### Data excerpt ###

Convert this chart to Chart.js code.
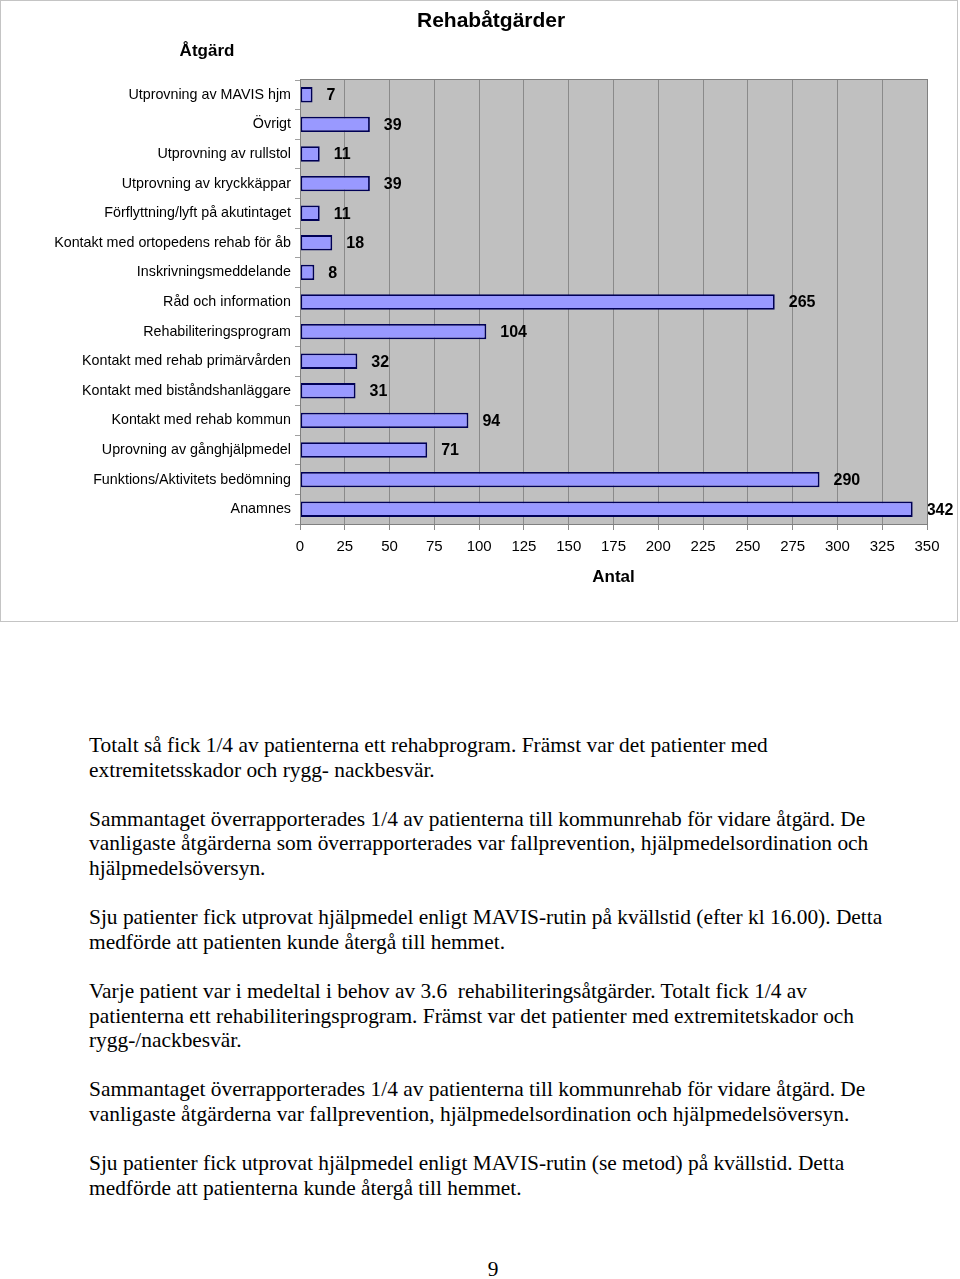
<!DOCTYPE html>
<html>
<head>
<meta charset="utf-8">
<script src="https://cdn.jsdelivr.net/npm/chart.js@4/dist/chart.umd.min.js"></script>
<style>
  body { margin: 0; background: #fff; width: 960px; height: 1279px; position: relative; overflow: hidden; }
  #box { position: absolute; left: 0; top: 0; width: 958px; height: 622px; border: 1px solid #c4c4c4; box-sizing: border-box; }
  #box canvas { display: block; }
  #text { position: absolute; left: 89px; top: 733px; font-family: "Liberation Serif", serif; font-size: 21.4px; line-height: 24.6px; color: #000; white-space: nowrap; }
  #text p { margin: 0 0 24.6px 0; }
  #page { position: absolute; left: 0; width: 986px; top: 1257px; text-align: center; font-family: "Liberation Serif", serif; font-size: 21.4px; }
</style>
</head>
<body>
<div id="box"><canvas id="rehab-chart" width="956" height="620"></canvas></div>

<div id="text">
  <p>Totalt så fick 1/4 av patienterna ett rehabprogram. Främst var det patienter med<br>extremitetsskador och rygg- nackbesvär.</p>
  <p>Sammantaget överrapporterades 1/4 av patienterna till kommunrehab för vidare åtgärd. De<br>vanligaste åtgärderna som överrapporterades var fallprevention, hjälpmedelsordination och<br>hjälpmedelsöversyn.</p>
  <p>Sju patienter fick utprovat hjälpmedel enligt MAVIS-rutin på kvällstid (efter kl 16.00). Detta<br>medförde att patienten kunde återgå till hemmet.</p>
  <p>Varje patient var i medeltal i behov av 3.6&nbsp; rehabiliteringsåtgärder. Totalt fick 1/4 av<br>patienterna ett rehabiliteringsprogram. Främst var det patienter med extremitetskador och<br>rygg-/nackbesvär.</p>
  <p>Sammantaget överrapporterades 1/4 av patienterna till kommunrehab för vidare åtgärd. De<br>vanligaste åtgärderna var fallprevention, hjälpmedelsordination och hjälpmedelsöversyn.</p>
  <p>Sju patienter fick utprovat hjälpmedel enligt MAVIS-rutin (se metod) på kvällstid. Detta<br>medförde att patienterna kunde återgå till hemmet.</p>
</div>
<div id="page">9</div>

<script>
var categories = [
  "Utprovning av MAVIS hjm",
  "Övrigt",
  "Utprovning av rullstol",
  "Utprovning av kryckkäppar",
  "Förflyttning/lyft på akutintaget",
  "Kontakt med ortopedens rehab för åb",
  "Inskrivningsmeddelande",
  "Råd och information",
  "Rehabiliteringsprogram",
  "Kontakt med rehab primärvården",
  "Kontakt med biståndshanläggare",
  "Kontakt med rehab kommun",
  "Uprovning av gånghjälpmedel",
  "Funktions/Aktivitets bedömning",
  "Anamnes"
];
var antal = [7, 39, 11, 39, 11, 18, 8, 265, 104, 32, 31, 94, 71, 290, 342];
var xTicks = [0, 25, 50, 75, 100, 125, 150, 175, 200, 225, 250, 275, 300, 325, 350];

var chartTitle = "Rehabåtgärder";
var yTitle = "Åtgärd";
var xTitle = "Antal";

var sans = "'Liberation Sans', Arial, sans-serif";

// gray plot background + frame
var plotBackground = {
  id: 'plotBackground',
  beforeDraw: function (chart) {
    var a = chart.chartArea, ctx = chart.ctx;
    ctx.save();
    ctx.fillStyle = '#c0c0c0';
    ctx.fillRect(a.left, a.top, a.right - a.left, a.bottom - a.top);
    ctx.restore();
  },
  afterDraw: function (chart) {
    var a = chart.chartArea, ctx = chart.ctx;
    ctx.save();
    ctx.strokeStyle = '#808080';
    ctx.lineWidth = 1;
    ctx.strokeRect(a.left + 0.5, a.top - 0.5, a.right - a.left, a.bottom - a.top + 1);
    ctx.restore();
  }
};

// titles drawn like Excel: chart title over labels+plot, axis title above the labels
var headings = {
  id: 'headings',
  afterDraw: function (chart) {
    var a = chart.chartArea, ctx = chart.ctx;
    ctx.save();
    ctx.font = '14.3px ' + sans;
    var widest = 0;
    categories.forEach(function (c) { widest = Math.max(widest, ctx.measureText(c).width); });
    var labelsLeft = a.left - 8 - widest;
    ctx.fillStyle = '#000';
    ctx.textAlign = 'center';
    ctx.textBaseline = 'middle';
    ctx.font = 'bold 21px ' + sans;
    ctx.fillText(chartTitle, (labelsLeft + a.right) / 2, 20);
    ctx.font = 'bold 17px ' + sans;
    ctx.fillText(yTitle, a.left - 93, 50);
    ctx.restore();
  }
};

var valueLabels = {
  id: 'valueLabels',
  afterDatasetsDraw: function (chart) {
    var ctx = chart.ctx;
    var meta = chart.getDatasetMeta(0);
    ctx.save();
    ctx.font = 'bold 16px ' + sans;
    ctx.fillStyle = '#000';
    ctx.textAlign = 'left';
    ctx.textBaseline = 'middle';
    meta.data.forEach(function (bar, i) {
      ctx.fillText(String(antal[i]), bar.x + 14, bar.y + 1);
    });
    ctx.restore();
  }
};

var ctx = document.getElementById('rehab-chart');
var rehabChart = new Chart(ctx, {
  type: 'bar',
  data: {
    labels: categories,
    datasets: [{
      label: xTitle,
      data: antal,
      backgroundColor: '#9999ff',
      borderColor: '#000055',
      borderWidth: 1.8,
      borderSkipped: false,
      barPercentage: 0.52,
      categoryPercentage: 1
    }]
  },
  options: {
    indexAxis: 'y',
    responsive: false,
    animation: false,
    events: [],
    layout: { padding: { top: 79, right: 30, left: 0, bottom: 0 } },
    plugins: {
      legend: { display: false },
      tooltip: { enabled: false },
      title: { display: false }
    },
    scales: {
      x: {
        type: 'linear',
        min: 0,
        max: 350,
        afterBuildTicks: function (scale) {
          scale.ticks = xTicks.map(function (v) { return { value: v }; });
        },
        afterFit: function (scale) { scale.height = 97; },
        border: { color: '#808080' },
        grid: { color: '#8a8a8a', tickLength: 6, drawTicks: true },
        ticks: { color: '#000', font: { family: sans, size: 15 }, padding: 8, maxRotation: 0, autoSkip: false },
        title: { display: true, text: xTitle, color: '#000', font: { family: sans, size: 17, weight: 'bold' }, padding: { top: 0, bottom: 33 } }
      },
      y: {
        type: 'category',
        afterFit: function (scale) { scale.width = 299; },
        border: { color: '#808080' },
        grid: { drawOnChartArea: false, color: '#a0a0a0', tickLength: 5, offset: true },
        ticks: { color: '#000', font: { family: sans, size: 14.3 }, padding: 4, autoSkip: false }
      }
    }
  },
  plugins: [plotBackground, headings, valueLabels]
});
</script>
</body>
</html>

###

*Requirements*:
Write out the listing above again, exactly, but with no pictures in the copy.

*Output of the exercise*:
Convert this chart to Chart.js code.
<!DOCTYPE html>
<html>
<head>
<meta charset="utf-8">
<script src="https://cdn.jsdelivr.net/npm/chart.js@4/dist/chart.umd.min.js"></script>
<style>
  body { margin: 0; background: #fff; width: 960px; height: 1279px; position: relative; overflow: hidden; }
  #box { position: absolute; left: 0; top: 0; width: 958px; height: 622px; border: 1px solid #c4c4c4; box-sizing: border-box; }
  #box canvas { display: block; }
  #text { position: absolute; left: 89px; top: 733px; font-family: "Liberation Serif", serif; font-size: 21.4px; line-height: 24.6px; color: #000; white-space: nowrap; }
  #text p { margin: 0 0 24.6px 0; }
  #page { position: absolute; left: 0; width: 986px; top: 1257px; text-align: center; font-family: "Liberation Serif", serif; font-size: 21.4px; }
</style>
</head>
<body>
<div id="box"><canvas id="rehab-chart" width="956" height="620"></canvas></div>

<div id="text">
  <p>Totalt så fick 1/4 av patienterna ett rehabprogram. Främst var det patienter med<br>extremitetsskador och rygg- nackbesvär.</p>
  <p>Sammantaget överrapporterades 1/4 av patienterna till kommunrehab för vidare åtgärd. De<br>vanligaste åtgärderna som överrapporterades var fallprevention, hjälpmedelsordination och<br>hjälpmedelsöversyn.</p>
  <p>Sju patienter fick utprovat hjälpmedel enligt MAVIS-rutin på kvällstid (efter kl 16.00). Detta<br>medförde att patienten kunde återgå till hemmet.</p>
  <p>Varje patient var i medeltal i behov av 3.6&nbsp; rehabiliteringsåtgärder. Totalt fick 1/4 av<br>patienterna ett rehabiliteringsprogram. Främst var det patienter med extremitetskador och<br>rygg-/nackbesvär.</p>
  <p>Sammantaget överrapporterades 1/4 av patienterna till kommunrehab för vidare åtgärd. De<br>vanligaste åtgärderna var fallprevention, hjälpmedelsordination och hjälpmedelsöversyn.</p>
  <p>Sju patienter fick utprovat hjälpmedel enligt MAVIS-rutin (se metod) på kvällstid. Detta<br>medförde att patienterna kunde återgå till hemmet.</p>
</div>
<div id="page">9</div>

<script>
var categories = [
  "Utprovning av MAVIS hjm",
  "Övrigt",
  "Utprovning av rullstol",
  "Utprovning av kryckkäppar",
  "Förflyttning/lyft på akutintaget",
  "Kontakt med ortopedens rehab för åb",
  "Inskrivningsmeddelande",
  "Råd och information",
  "Rehabiliteringsprogram",
  "Kontakt med rehab primärvården",
  "Kontakt med biståndshanläggare",
  "Kontakt med rehab kommun",
  "Uprovning av gånghjälpmedel",
  "Funktions/Aktivitets bedömning",
  "Anamnes"
];
var antal = [7, 39, 11, 39, 11, 18, 8, 265, 104, 32, 31, 94, 71, 290, 342];
var xTicks = [0, 25, 50, 75, 100, 125, 150, 175, 200, 225, 250, 275, 300, 325, 350];

var chartTitle = "Rehabåtgärder";
var yTitle = "Åtgärd";
var xTitle = "Antal";

var sans = "'Liberation Sans', Arial, sans-serif";

// gray plot background + frame
var plotBackground = {
  id: 'plotBackground',
  beforeDraw: function (chart) {
    var a = chart.chartArea, ctx = chart.ctx;
    ctx.save();
    ctx.fillStyle = '#c0c0c0';
    ctx.fillRect(a.left, a.top, a.right - a.left, a.bottom - a.top);
    ctx.restore();
  },
  afterDraw: function (chart) {
    var a = chart.chartArea, ctx = chart.ctx;
    ctx.save();
    ctx.strokeStyle = '#808080';
    ctx.lineWidth = 1;
    ctx.strokeRect(a.left + 0.5, a.top - 0.5, a.right - a.left, a.bottom - a.top + 1);
    ctx.restore();
  }
};

// titles drawn like Excel: chart title over labels+plot, axis title above the labels
var headings = {
  id: 'headings',
  afterDraw: function (chart) {
    var a = chart.chartArea, ctx = chart.ctx;
    ctx.save();
    ctx.font = '14.3px ' + sans;
    var widest = 0;
    categories.forEach(function (c) { widest = Math.max(widest, ctx.measureText(c).width); });
    var labelsLeft = a.left - 8 - widest;
    ctx.fillStyle = '#000';
    ctx.textAlign = 'center';
    ctx.textBaseline = 'middle';
    ctx.font = 'bold 21px ' + sans;
    ctx.fillText(chartTitle, (labelsLeft + a.right) / 2, 20);
    ctx.font = 'bold 17px ' + sans;
    ctx.fillText(yTitle, a.left - 93, 50);
    ctx.restore();
  }
};

var valueLabels = {
  id: 'valueLabels',
  afterDatasetsDraw: function (chart) {
    var ctx = chart.ctx;
    var meta = chart.getDatasetMeta(0);
    ctx.save();
    ctx.font = 'bold 16px ' + sans;
    ctx.fillStyle = '#000';
    ctx.textAlign = 'left';
    ctx.textBaseline = 'middle';
    meta.data.forEach(function (bar, i) {
      ctx.fillText(String(antal[i]), bar.x + 14, bar.y + 1);
    });
    ctx.restore();
  }
};

var ctx = document.getElementById('rehab-chart');
var rehabChart = new Chart(ctx, {
  type: 'bar',
  data: {
    labels: categories,
    datasets: [{
      label: xTitle,
      data: antal,
      backgroundColor: '#9999ff',
      borderColor: '#000055',
      borderWidth: 1.8,
      borderSkipped: false,
      barPercentage: 0.52,
      categoryPercentage: 1
    }]
  },
  options: {
    indexAxis: 'y',
    responsive: false,
    animation: false,
    events: [],
    layout: { padding: { top: 79, right: 30, left: 0, bottom: 0 } },
    plugins: {
      legend: { display: false },
      tooltip: { enabled: false },
      title: { display: false }
    },
    scales: {
      x: {
        type: 'linear',
        min: 0,
        max: 350,
        afterBuildTicks: function (scale) {
          scale.ticks = xTicks.map(function (v) { return { value: v }; });
        },
        afterFit: function (scale) { scale.height = 97; },
        border: { color: '#808080' },
        grid: { color: '#8a8a8a', tickLength: 6, drawTicks: true },
        ticks: { color: '#000', font: { family: sans, size: 15 }, padding: 8, maxRotation: 0, autoSkip: false },
        title: { display: true, text: xTitle, color: '#000', font: { family: sans, size: 17, weight: 'bold' }, padding: { top: 0, bottom: 33 } }
      },
      y: {
        type: 'category',
        afterFit: function (scale) { scale.width = 299; },
        border: { color: '#808080' },
        grid: { drawOnChartArea: false, color: '#a0a0a0', tickLength: 5, offset: true },
        ticks: { color: '#000', font: { family: sans, size: 14.3 }, padding: 4, autoSkip: false }
      }
    }
  },
  plugins: [plotBackground, headings, valueLabels]
});
</script>
</body>
</html>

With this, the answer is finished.